イ・ミヌ記者(2021.11.20)


 

検察側の補助金不正受領の証人、「団体が人件費を強制的に奪ったかのように」検察が説明……無理な起訴が明らかに



検察が尹美香議員のいわゆる「国庫補助金不正受領容疑」を立証するために立てた証人が、返って検察の無理な起訴を明らかにする陳述をして注目されている。



尹美香議員

 


19日午後、ソウル西部地裁刑事11部(部長判事ムン・ビョンチャン)は尹美香議員らに対する第4回公判を開いた。この日の公判では、検察側の参考人として聴取を受けた文化体育観光省の職員キム某氏と、国立中央博物館の職員シン某氏が証人として出席した。



 尹美香議員が韓国挺身隊問題対策協議会(挺対協、現日本軍性奴隷制問題解決のための正義記憶連帯)在職時に補助金を不正受給して流用したというのが検察の見方だが、すでに検察の取り調べの過程で人件費を支給された職員が自発的に寄付した事実を陳述していたことも分かり、検察の無理な起訴がさらに明白になった。



 公判で検察は、尹美香議員が挺対協に勤務していた2013年から2020年までの間に、戦争と女性の人権博物館で国庫補助金を不正受領したという容疑を立証するため必死だった。しかし証人尋問の過程で、検察が聴取した際の陳述が覆され、検察が無理な起訴をおこなった状況が明らかになった。



 検察は、キム氏を参考人聴取した当時、「文化体育観光省から補助金を不正受領し、このうち人件費等は再び挺対協等に返納させて挺対協の運営費として任意に使用したことが確認されているが、これに対して文化体育観光省の補助金担当者としてどう思うか」と質問した。


これに対してキム氏は「もしそのような事実を補助金申請時に事前に知っていたら絶対に補助金を交付しなかっただろう」と答えていた。



 しかしこの日の公判でキム氏は、当時の検察の質問について「挺対協が主語だったではないか。(検察は)挺対協が個人の意思と関係なく強制的に奪ったことを前提にしていた。自発的にしたのなら話は別だ」と述べた。



 これに慌てた検察が「(参考人聴取の時の質問が)強制的に奪ったことを前提にしていると思ったのか」と質問すると、キム氏は「強制を前提にしていた」と返答し、「当時、検事が証人に挺対協が強制的に賃金を奪ったと質問したのか」と再度尋ねると、キム氏は「正確なワードは覚えていないが、そのように理解した」と答えた。

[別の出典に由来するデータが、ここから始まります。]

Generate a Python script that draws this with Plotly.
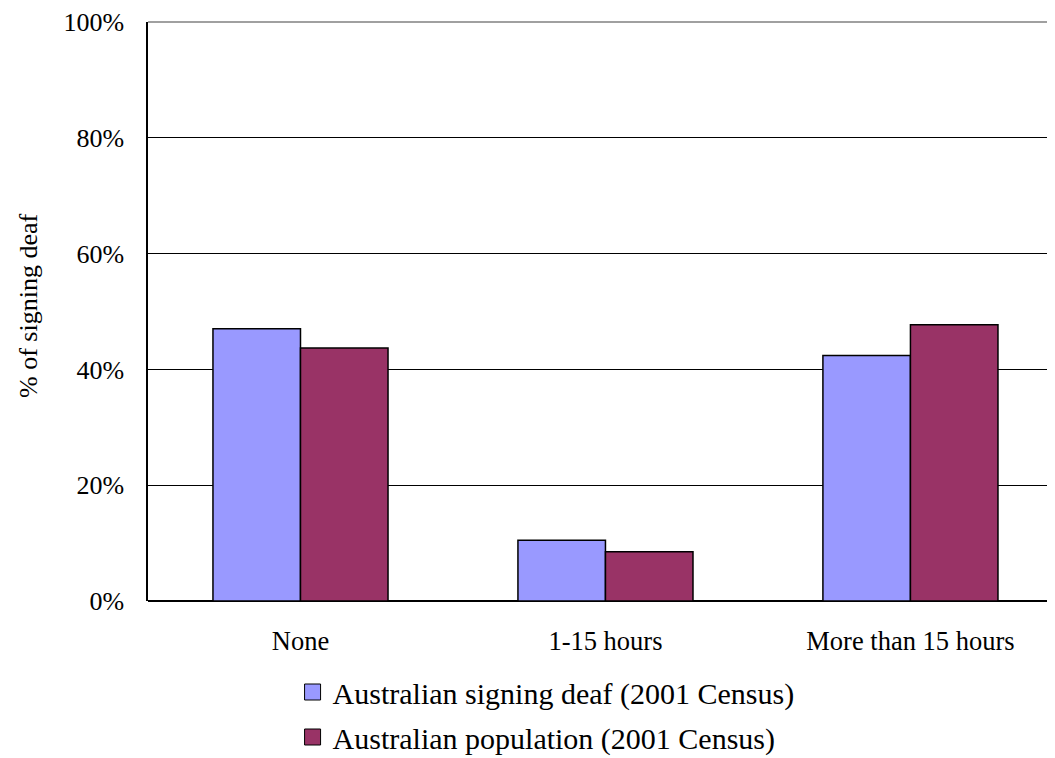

 キム氏は「参考人聴取の時に(検察が示した)取引き内訳を見た。その内容を見て判断し、個人的な自発的意思については知らなかった」とし、「個人がそのお金(国庫補助金で給付された人件費)を給与という形で受け取って、どう使うかは自由だ。(団体に寄付すること等も)個人の自由だ」と繰り返し強調した。



 また、検察は戦争と女性の人権博物館が2013年にソウル市に登録した当時、学芸員がいたにもかかわらず、これを虚偽だと主張し、国庫補助金を受領する資格自体がなかったいう主張を展開したが、証人として出てきたキム氏は自分の業務ではないので分からないとし、検察の主張は宙に浮く形になった。



 逆にこの日の証人尋問で、戦争と女性の人権博物館は文化体育観光省の支援事業の一つである「路上の人文学」事業をおこなって、2016年の文化体育観光省と韓国私立博物館協会が共同で授与する「最優秀博物館」に選定された事実が確認され、国庫補助金が問題なく執行されていたこと、事業成果が優れていたことが立証された。



 この日の公判に出席した証人たちは検察で参考人聴取を受けた人々で、検察は証人尋問を通して尹美香議員の容疑を立証しようとしたが、実際には当該業務を担当していなかったり、当該業務期間が異なる部分もあることが確認された。



 国立中央博物館の職員シン某氏から検察は戦争と女性の人権博物館の学芸員登録が虚偽だという答弁を引き出そうとしたが、シン氏は学芸員制度事業と経歴認定対象博物館に関する業務について知っているだけで、これに該当しない戦争と女性の人権博物館関連の質問には「分からない」「博物館の登録は私の業務ではない」「私の業務に該当することしか答えられない」等と返答した。



 本件の第5回公判は11月26日に開かれる予定だ。